Asymmetrical (Skewed) Distribution:
- Positively Skewed Distribution: The distribution has a long tail to the right. The relationship is: Mean > Median > Mode.
- Negatively Skewed Distribution: The distribution has a long tail to the left. The relationship is: Mean < Median < Mode.

For moderately asymmetrical distributions, there is an empirical relationship between the three measures, given by Karl Pearson:

$ \text{Mode} = 3 \times \text{Median} - 2 \times \text{Mean} $

Using the values from our examples: Mean=25.8, Median=25.33, Mode=23.75. $ 3(25.33) - 2(25.8) = 75.99 - 51.6 = 24.39 $. This is reasonably close to our calculated mode of 23.75.

Conclusion

Measures of central tendency are indispensable tools in statistics for summarising a dataset with a single value.

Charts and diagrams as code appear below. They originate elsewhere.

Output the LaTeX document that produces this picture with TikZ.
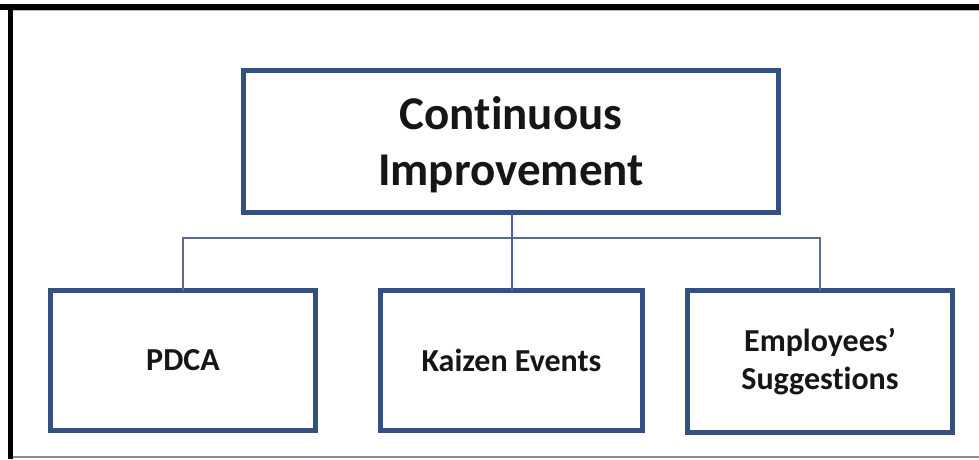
\documentclass[tikz,border=0pt]{standalone}
\usepackage{fontspec}
\setmainfont{Carlito}[Ligatures=NoCommon]
\definecolor{boxline}{HTML}{34507E}
\definecolor{linkline}{HTML}{5C6C88}
\definecolor{linkblue}{HTML}{4A5DB0}
\definecolor{txt}{HTML}{161616}
\tikzset{
  chartbox/.style={draw=boxline, line width=5pt, fill=white, rectangle,
    inner sep=0pt, outer sep=0pt, align=center, text=txt, font=\bfseries},
  link/.style={draw=linkline, line width=2pt},
}
\begin{document}
\begin{tikzpicture}[x=1pt,y=-1pt]
  % canvas
  \fill[white] (0,0) rectangle (979,459);
  \useasboundingbox (0,0) rectangle (979,459);
  % outer frame
  \fill[black] (0,4) rectangle (979,9.5);
  \draw[black!30, line width=1pt] (13,10.5) -- (979,10.5);
  \fill[black] (7.5,4) rectangle (13,459);
  \draw[black!45, line width=1.5pt] (13,457) -- (979,457);

  % boxes
  \node[chartbox, minimum width=535pt, minimum height=142pt,
        font=\fontsize{47}{56}\selectfont\bfseries] (top) at (511,141.5)
        {\raisebox{-5pt}[\height][\depth]{\begin{tabular}{@{}c@{}}Continuous\\Improvement\end{tabular}}};
  \node[chartbox, minimum width=265pt, minimum height=140pt,
        font=\fontsize{32}{38}\selectfont\bfseries] (pdca) at (183,360.5) {PDCA};
  \node[chartbox, minimum width=262pt, minimum height=140pt,
        font=\fontsize{32}{38}\selectfont\bfseries] (kaizen) at (511.5,360.5) {Kaizen Events};
  \node[chartbox, minimum width=265pt, minimum height=142pt,
        font=\fontsize{32}{38}\selectfont\bfseries] (emp) at (820,361.5) {Employees’\\Suggestions};

  % connectors
  \coordinate (bar) at (511.5,238);
  \draw[link] (pdca.north) |- (bar) -| (emp.north);
  \draw[link, draw=linkblue] (kaizen.north |- top.south) -- (kaizen.north);
\end{tikzpicture}
\end{document}
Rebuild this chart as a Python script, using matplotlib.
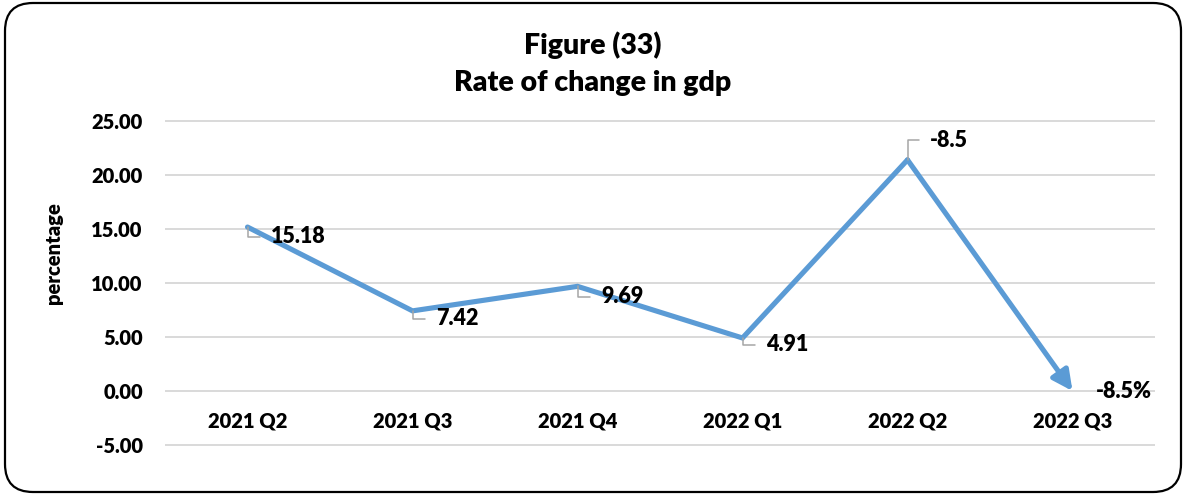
import matplotlib
import matplotlib.pyplot as plt
from matplotlib.patches import FancyBboxPatch

matplotlib.use("Agg")

quarters = ["2021 Q2", "2021 Q3", "2021 Q4", "2022 Q1", "2022 Q2", "2022 Q3"]
rates = [15.18, 7.42, 9.69, 4.91, 21.4, 0.0]
label_texts = ["15.18", "7.42", "9.69", "4.91", "-8.5", "-8.5%"]
y_ticks = [-5, 0, 5, 10, 15, 20, 25]

LINE = "#5b9bd5"
GRID = "#d9d9d9"
LEADER = "#a6a6a6"
WEIGHT = "heavy"

plt.rcParams["font.family"] = ["Lato", "DejaVu Sans"]
plt.rcParams["font.weight"] = WEIGHT

fig = plt.figure(figsize=(11.86, 4.95), dpi=100)
ax = fig.add_axes([165 / 1186, 1 - 447.2 / 495, 990 / 1186, 328.4 / 495])

x = list(range(len(quarters)))

# line up to the last point, final segment drawn as an arrow
ax.plot(x[:-1], rates[:-1], color=LINE, lw=3.7, solid_joinstyle="miter",
        solid_capstyle="round", zorder=3)
ax.annotate("", xy=(x[-1], rates[-1]), xytext=(x[-2], rates[-2]),
            arrowprops=dict(arrowstyle="-|>,head_length=1.2,head_width=0.6",
                            color=LINE, lw=3.7, shrinkA=0, shrinkB=0),
            zorder=3)

# data labels with short leader lines
offsets = [(17, -7), (17, -5.5), (17, -7.5), (17, -5), (16, 14), (17, 0)]
for i, (txt, (dx, dy)) in enumerate(zip(label_texts, offsets)):
    if i == len(quarters) - 1:
        ax.annotate(txt, xy=(x[i], rates[i]), xytext=(dx, dy),
                    textcoords="offset points", ha="left", va="center",
                    fontsize=15.5, fontweight=WEIGHT, zorder=4)
        continue
    if i == 4:
        cs = "angle,angleA=0,angleB=-90,rad=0"
    else:
        cs = "angle,angleA=0,angleB=90,rad=0"
    ax.annotate(txt, xy=(x[i], rates[i]), xytext=(dx, dy),
                textcoords="offset points", ha="left", va="center",
                fontsize=15.5, fontweight=WEIGHT, zorder=4,
                arrowprops=dict(arrowstyle="-", color=LEADER, lw=1.1,
                                connectionstyle=cs, shrinkA=6, shrinkB=0,
                                relpos=(0, 0.5)))

ax.set_xlim(-0.5, len(quarters) - 0.5)
ax.set_ylim(-5.2, 25.2)
ax.set_yticks(y_ticks)
ax.set_yticklabels([f"{v:.2f}" for v in y_ticks])
ax.set_xticks(x)
ax.set_xticklabels(quarters)

ax.grid(axis="y", color=GRID, lw=1.4, zorder=0)
ax.grid(axis="x", visible=False)
for side in ["top", "right", "left"]:
    ax.spines[side].set_visible(False)
ax.spines["bottom"].set_position(("data", 0))
ax.spines["bottom"].set_visible(False)

ax.tick_params(axis="y", length=0, pad=16, labelsize=14.5)
ax.tick_params(axis="x", length=0, pad=15, labelsize=14.5)
for lbl in ax.get_xticklabels() + ax.get_yticklabels():
    lbl.set_fontweight(WEIGHT)

ax.set_ylabel("percentage", fontsize=14.5, fontweight=WEIGHT)
ax.yaxis.set_label_coords(-0.103, 0.59)

fig.text(0.5, 1 - 45 / 495, "Figure (33)", ha="center", va="center",
         fontsize=20.5, fontweight=WEIGHT)
fig.text(0.5, 1 - 83 / 495, "Rate of change in gdp", ha="center", va="center",
         fontsize=20.5, fontweight=WEIGHT)

# rounded chart border
border = FancyBboxPatch((0.05, 0.03), 11.76, 4.89,
                        boxstyle="round,pad=0,rounding_size=0.28",
                        transform=fig.dpi_scale_trans, fill=False,
                        edgecolor="black", lw=1.6)
fig.patches.append(border)

fig.savefig("out.png", dpi=100)
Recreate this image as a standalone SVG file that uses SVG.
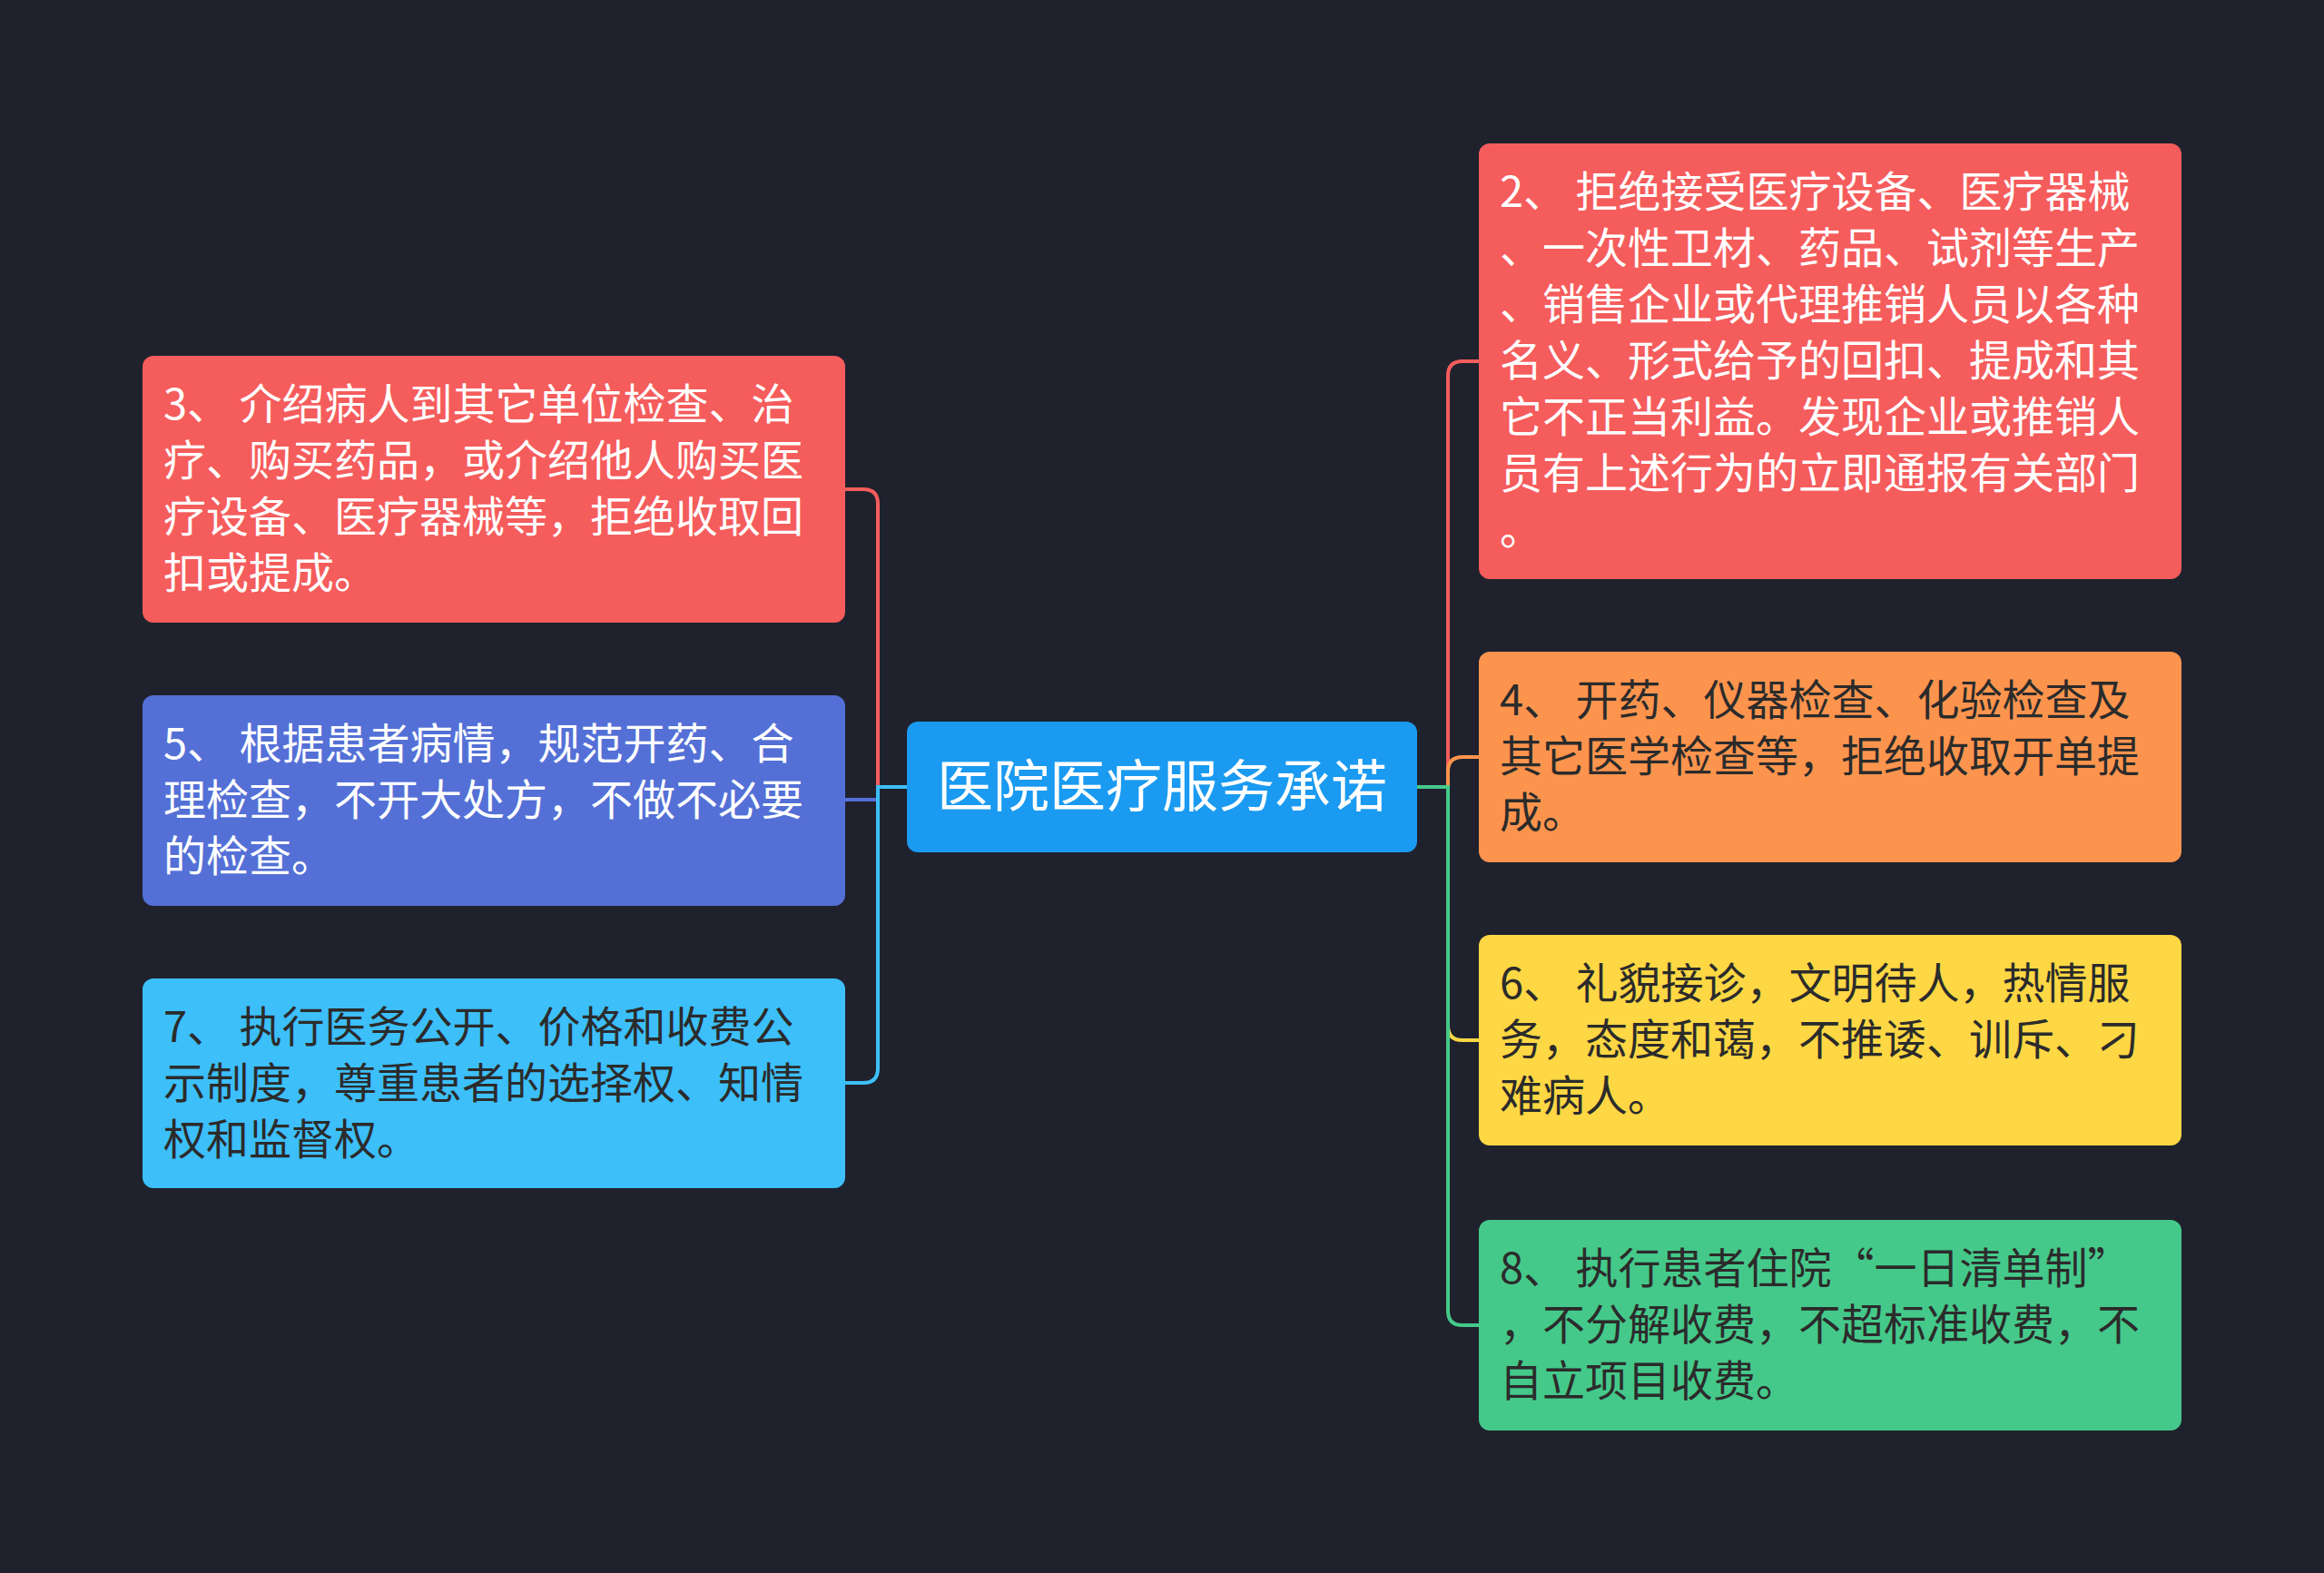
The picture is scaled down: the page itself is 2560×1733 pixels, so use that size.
<svg xmlns="http://www.w3.org/2000/svg" width="2560" height="1733" viewBox="0 0 2560 1733">
<style>
.t{font-family:"Noto Sans CJK SC","Noto Sans",sans-serif;font-size:47px}
.w{fill:#ffffff}.d{fill:#2b2b2b}
.c{fill:none;stroke-width:4}
</style>
<rect width="2560" height="1733" fill="#1f222d"/>
<g id="connectors">
<path class="c" stroke="#f55c5c" d="M999 867 H967 V555 Q967 539 951 539 H931"/>
<path class="c" stroke="#5470d6" d="M999 867 H967 V881 H931"/>
<path class="c" stroke="#3dbffa" d="M999 867 H967 V1177 Q967 1193 951 1193 H931"/>
<path class="c" stroke="#f55c5c" d="M1561 867 H1595 V414 Q1595 398 1611 398 H1629"/>
<path class="c" stroke="#fd944e" d="M1561 867 H1595 V850 Q1595 834 1611 834 H1629"/>
<path class="c" stroke="#fdd744" d="M1561 867 H1595 V1130 Q1595 1146 1611 1146 H1629"/>
<path class="c" stroke="#45c98a" d="M1561 867 H1595 V1444 Q1595 1460 1611 1460 H1629"/>
</g>
<g id="center"><rect x="999" y="795" width="562" height="144" rx="12" fill="#1a9af0"/>
<text class="t w" x="1280" y="889" text-anchor="middle" style="font-size:62px">医院医疗服务承诺</text></g>
<g id="n3"><rect x="157" y="392" width="774" height="294" rx="12" fill="#f55c5c"/>
<text class="t w"><tspan x="180" y="462">3、 介绍病人到其它单位检查、治</tspan><tspan x="180" y="524">疗、购买药品，或介绍他人购买医</tspan><tspan x="180" y="586">疗设备、医疗器械等，拒绝收取回</tspan><tspan x="180" y="648">扣或提成。</tspan></text></g>
<g id="n5"><rect x="157" y="766" width="774" height="232" rx="12" fill="#5470d6"/>
<text class="t w"><tspan x="180" y="836">5、 根据患者病情，规范开药、合</tspan><tspan x="180" y="898">理检查，不开大处方，不做不必要</tspan><tspan x="180" y="960">的检查。</tspan></text></g>
<g id="n7"><rect x="157" y="1078" width="774" height="231" rx="12" fill="#3dbffa"/>
<text class="t d"><tspan x="180" y="1148">7、 执行医务公开、价格和收费公</tspan><tspan x="180" y="1210">示制度，尊重患者的选择权、知情</tspan><tspan x="180" y="1272">权和监督权。</tspan></text></g>
<g id="n2"><rect x="1629" y="158" width="774" height="480" rx="12" fill="#f55c5c"/>
<text class="t w"><tspan x="1652" y="228">2、 拒绝接受医疗设备、医疗器械</tspan><tspan x="1652" y="290">、一次性卫材、药品、试剂等生产</tspan><tspan x="1652" y="352">、销售企业或代理推销人员以各种</tspan><tspan x="1652" y="414">名义、形式给予的回扣、提成和其</tspan><tspan x="1652" y="476">它不正当利益。发现企业或推销人</tspan><tspan x="1652" y="538">员有上述行为的立即通报有关部门</tspan><tspan x="1652" y="600">。</tspan></text></g>
<g id="n4"><rect x="1629" y="718" width="774" height="232" rx="12" fill="#fd944e"/>
<text class="t d"><tspan x="1652" y="788">4、 开药、仪器检查、化验检查及</tspan><tspan x="1652" y="850">其它医学检查等，拒绝收取开单提</tspan><tspan x="1652" y="912">成。</tspan></text></g>
<g id="n6"><rect x="1629" y="1030" width="774" height="232" rx="12" fill="#fdd744"/>
<text class="t d"><tspan x="1652" y="1100">6、 礼貌接诊，文明待人，热情服</tspan><tspan x="1652" y="1162">务，态度和蔼，不推诿、训斥、刁</tspan><tspan x="1652" y="1224">难病人。</tspan></text></g>
<g id="n8"><rect x="1629" y="1344" width="774" height="232" rx="12" fill="#45c98a"/>
<text class="t d"><tspan x="1652" y="1414">8、 执行患者住院“一日清单制”</tspan><tspan x="1652" y="1476">，不分解收费，不超标准收费，不</tspan><tspan x="1652" y="1538">自立项目收费。</tspan></text></g>
</svg>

Each measure—Arithmetic Mean, Median, and Mode—provides a different perspective on the "center" of the data.

The Mean is a comprehensive measure as it uses every value in the dataset, but it is sensitive to outliers.
The Median is a robust measure of position, ideal for skewed distributions or data with extreme values.
The Mode identifies the most typical or frequent value in a dataset and is the only measure that can be used for categorical data.

The choice of which measure to use depends on the nature of the data and the objective of the analysis. A thorough understanding of these measures allows a researcher to accurately describe and compare datasets, forming the foundation for more advanced statistical inference.